Jean-Luc Marion considers God’s past revelation and extrapolates its meaning today:

“Whether it be a question of crossing the Red Sea [or, we can add, the gift of the decalogue,] or the life, death and resurrection of Jesus, the Christ, or of the conquest of the Promised Land, ‘the memorial of the Messiah, son of David your servant and the memorial of your people’, the event remains less a past fact than a pledge given in the past in  order, today still, to appeal to a future– an advent–, that of the Messiah– that does not cease to govern this day from beginning to end.”  “The past determines the reality of the present–better, the present is understood as a today to which alone the memorial, as an actual pledge, gives meaning and reality.”  (God Without Being, pp 172-173)

The power of these past promises and declarations, when regarded,  never loose their power to challenge common wisdom again and again with “the power and Wisdom of God.”

Those who hear these biblical revelations from the past (and even more those who preach them!) are engaging with something that is notoriously unmanageable.  It  shakes up our well-established assumptions.  It subverts our comfortable arrangements.  It over-turns more than tables.  It does “violence” to what we hold sacred.  Why?  Because God is “the immanent non-other… the Other who is fully present in self-giving to human creatures but always alludes” our grasp.  Anytime God reveals God’s-Self, there is a collision with human wants and expectations.  A certain amount of ‘turning the tables’ and even violence seems unavoidable.  
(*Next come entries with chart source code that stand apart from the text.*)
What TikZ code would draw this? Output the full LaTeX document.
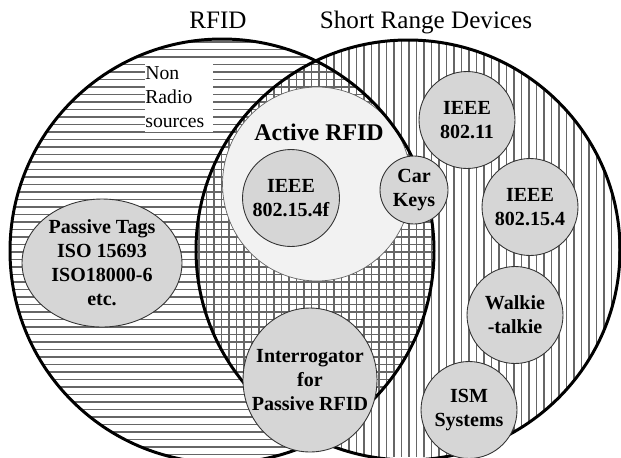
\documentclass[tikz,border=0pt]{standalone}
\usepackage{fontspec}
\setmainfont{Liberation Serif}
\usetikzlibrary{shapes.geometric}
\definecolor{cdisk}{HTML}{D6D6D6}
\definecolor{cactive}{HTML}{F2F2F2}
\definecolor{chatch}{HTML}{666666}

\begin{document}
\begin{tikzpicture}[x=0.02cm, y=-0.02cm,
  setline/.style={
    draw=black, line width=1.7pt
  },
  hatchline/.style={
    draw=chatch, line width=1.05pt
  },
  devdisk/.style={
    ellipse, draw=black!80, fill=cdisk, line width=0.5pt,
    inner sep=0pt
  },
  devlabel/.style={
    align=center, inner sep=0pt,
    font=\fontsize{11.4}{13.6}\selectfont\bfseries
  },
  titlelabel/.style={
    anchor=base, inner sep=0pt,
    font=\fontsize{14.3}{16}\selectfont
  }
]
\useasboundingbox (0,0) rectangle (621,457);

% ============================================================
% Set centres
% ============================================================
\coordinate (rfidc) at (222,251);
\coordinate (srdc) at (408,250);

% ============================================================
% Hatching: horizontal in RFID, vertical in SRD
% ============================================================
\begin{scope}
  \clip (rfidc) circle[radius=212];
  \foreach \yy in {42,49.5,...,464} {
    \draw[hatchline] (0,\yy) -- (621,\yy);
  }
\end{scope}
\begin{scope}
  \clip (srdc) ellipse (212 and 210);
  \foreach \xx in {199,206.5,...,621} {
    \draw[hatchline] (\xx,0) -- (\xx,457);
  }
\end{scope}

% Active RFID disk
\node[ellipse, draw=black!60, fill=cactive, line width=0.4pt, inner sep=0pt,
      minimum width=3.78cm, minimum height=3.88cm] (active) at (317,184) {};
\node[anchor=base, inner sep=0pt, font=\fontsize{13.6}{16}\selectfont\bfseries]
  (activelbl) at (319,140) {Active RFID};

% Non radio sources box
\node[anchor=north west, fill=white, inner sep=0pt, align=left,
      text width=1.36cm, minimum height=1.4cm,
      font=\fontsize{11.2}{13.6}\selectfont] (nonradio) at (145,62)
  {Non\\Radio\\sources};

% ============================================================
% Set outlines and titles
% ============================================================
\draw[setline] (rfidc) circle[radius=212];
\draw[setline] (srdc) ellipse (212 and 210);

\node[titlelabel] (rfidtitle) at (218,28) {RFID};
\node[titlelabel] (srdtitle) at (426,28) {Short Range Devices};

% ============================================================
% Device disks
% ============================================================
\node[devdisk, minimum width=3.2cm, minimum height=2.56cm] (ptags) at (102,263) {};
\node[devlabel] (ptagslbl) at (ptags) {Passive Tags\\ISO 15693\\ISO18000-6\\etc.};

\node[devdisk, minimum width=1.94cm, minimum height=1.94cm] (f154) at (291,198) {};
\node[devlabel] (f154lbl) at (f154) {IEEE\\802.15.4f};

\node[devdisk, minimum width=1.36cm, minimum height=1.36cm] (carkeys) at (414,190) {};
\node[devlabel] (carkeyslbl) at (carkeys) {Car\\Keys};

\node[devdisk, minimum width=2.68cm, minimum height=2.88cm] (interr) at (310,380) {};
\node[devlabel] (interrlbl) at (interr) {Interrogator\\for\\Passive RFID};

\foreach \nm/\xp/\yp/\txt in {ieee11/467/120/{IEEE\\802.11},
    ieee154/530/207/{IEEE\\802.15.4}, walkie/515/315/{Walkie\\-talkie},
    ism/469/410/{ISM\\Systems}} {
  \node[devdisk, minimum width=1.92cm, minimum height=1.94cm] (\nm) at (\xp,\yp) {};
  \node[devlabel] (\nm lbl) at (\nm) {\txt};
}

\end{tikzpicture}
\end{document}
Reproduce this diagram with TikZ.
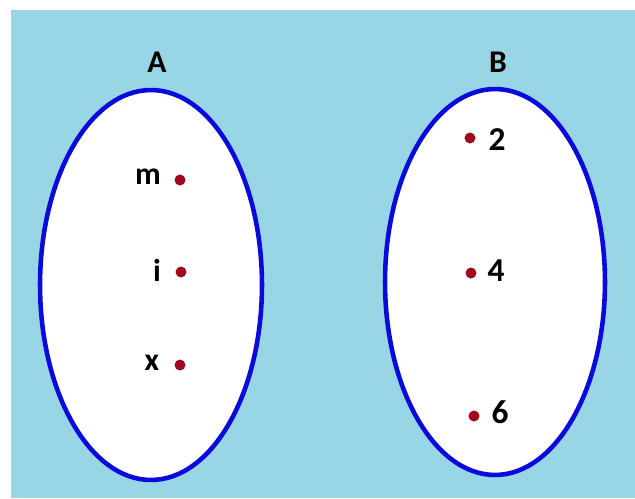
\documentclass[tikz,border=0pt]{standalone}
\usepackage{fontspec}
\setmainfont{Carlito}
\usepackage{tikz}
\usetikzlibrary{positioning,calc}
\definecolor{skyback}{RGB}{152,214,230}
\definecolor{setline}{RGB}{10,10,220}
\definecolor{dotred}{RGB}{160,10,30}

\begin{document}
\begin{tikzpicture}[x=0.02cm,y=-0.02cm]
			\fill[white] (0,0) rectangle (635,498);
			\fill[skyback] (11,10) rectangle (635,498);
			\useasboundingbox (0,0) rectangle (635,498);
			% the two sets
			\draw[setline, line width=2.6pt, fill=white] (151,285) ellipse (2.22cm and 3.9cm);
			\draw[setline, line width=2.6pt, fill=white] (495,282) ellipse (2.2cm and 3.86cm);
			\node[font=\fontsize{18}{21}\selectfont\bfseries] (setA) at (157,62) {A};
			\node[font=\fontsize{18}{21}\selectfont\bfseries] (setB) at (498,62) {B};
			% elements of A
			\fill[dotred] (180,180) circle (0.11cm);
			\node[font=\fontsize{18}{22}\selectfont\bfseries] (elm) at (148,177) {m};
			\fill[dotred] (181,272) circle (0.11cm);
			\node[font=\fontsize{18}{22}\selectfont\bfseries] (eli) at (157,270) {i};
			\fill[dotred] (180,365) circle (0.11cm);
			\node[font=\fontsize{18}{22}\selectfont\bfseries] (elx) at (152,363) {x};
			% elements of B
			\fill[dotred] (470,138) circle (0.11cm);
			\node[font=\fontsize{19}{23}\selectfont\bfseries] (el2) at (497,140) {2};
			\fill[dotred] (471,273) circle (0.11cm);
			\node[font=\fontsize{19}{23}\selectfont\bfseries] (el4) at (496,271) {4};
			\fill[dotred] (474,416) circle (0.11cm);
			\node[font=\fontsize{19}{23}\selectfont\bfseries] (el6) at (500,412) {6};
		\end{tikzpicture}
\end{document}
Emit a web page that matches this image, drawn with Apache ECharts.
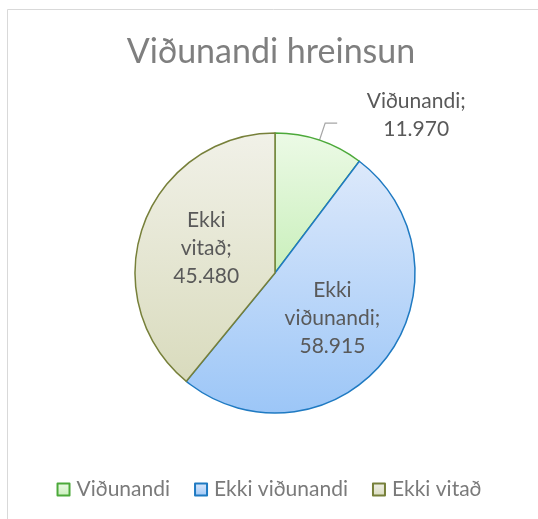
<!DOCTYPE html>
<html>
<head>
<meta charset="utf-8">
<script src="https://cdn.jsdelivr.net/npm/echarts@6/dist/echarts.min.js"></script>
<style>
html,body{margin:0;padding:0;background:#fff;}
#chart{width:538px;height:519px;}
</style>
</head>
<body>
<div id="chart"></div>
<script>
var titleText = 'Viðunandi hreinsun';
var categories = ['Viðunandi', 'Ekki viðunandi', 'Ekki vitað'];
var values = [11970, 58915, 45480];
var borderColors = ['#4ca93a', '#1f7ac2', '#77803a'];
var topColors = ['#ecfae6', '#dde9fb', '#f1f1e8'];
var bottomColors = ['#c9efbb', '#9cc6f7', '#d9dbbd'];

function fmt(v){
	return String(v).replace(/\B(?=(\d{3})+(?!\d))/g, '.');
}
function grad(i){
	return new echarts.graphic.LinearGradient(0, 0, 0, 1, [
		{offset: 0, color: topColors[i]},
		{offset: 1, color: bottomColors[i]}
	]);
}

var myChart = echarts.init(document.getElementById('chart'));
var data = [];
for (var i = 0; i < categories.length; i++) {
	var item = {
		name: categories[i],
		value: values[i],
		itemStyle: {color: grad(i), borderColor: borderColors[i], borderWidth: 1.5}
	};
	if (i == 0) {
		item.label = {
			position: 'outside',
			padding: [0, 0, 16, 0],
			formatter: function(p){ return '{a|' + p.name + ';}\n{a|' + fmt(p.value) + '}'; },
			rich: {a: {width: 148, align: 'center', fontSize: 21, lineHeight: 28, color: '#595959', fontFamily: 'Lato'}}
		};
		item.labelLine = {show: true, length: 18, length2: 12, lineStyle: {color: '#a6a6a6', width: 1.2}};
	}
	data.push(item);
}

var option = {
	animation: false,
	backgroundColor: '#fff',
	graphic: [{
		type: 'rect', shape: {x: 7.5, y: 9.5, width: 560, height: 560},
		style: {fill: 'none', stroke: '#d9d9d9', lineWidth: 1}, silent: true
	}],
	title: {
		text: titleText, left: 266, top: 30, textAlign: 'center',
		textStyle: {fontFamily: 'Lato', fontSize: 34, fontWeight: 'normal', color: '#7f7f7f'}
	},
	legend: {
		data: categories, bottom: 14, left: 'center', icon: 'rect',
		itemWidth: 12, itemHeight: 12, itemGap: 24,
		textStyle: {fontFamily: 'Lato', fontSize: 21, color: '#7a7a7a', padding: [0, 0, 0, 2]}
	},
	series: [{
		type: 'pie',
		center: [275, 273],
		radius: 140,
		startAngle: 90,
		clockwise: true,
		avoidLabelOverlap: false,
		label: {
			show: true, position: 'inside', color: '#595959',
			fontFamily: 'Lato', fontSize: 21, lineHeight: 28,
			formatter: function(p){
				var parts = p.name.split(' ');
				return parts.join('\n') + ';\n' + fmt(p.value);
			}
		},
		labelLine: {show: false},
		emphasis: {disabled: true},
		data: data
	}]
};
myChart.setOption(option);
</script>
</body>
</html>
The generous God of creation, who declared it all good, very good, is also the God of salvation, whose love always exceeds human understanding and leaves our imaginations reeling.  That love was made even more immediate in Jesus, the Christ.  To most, this is “foolish,” but to those who believe, it is “the power and wisdom of God.”  This is not a story about the past, it is a promise about the present situation!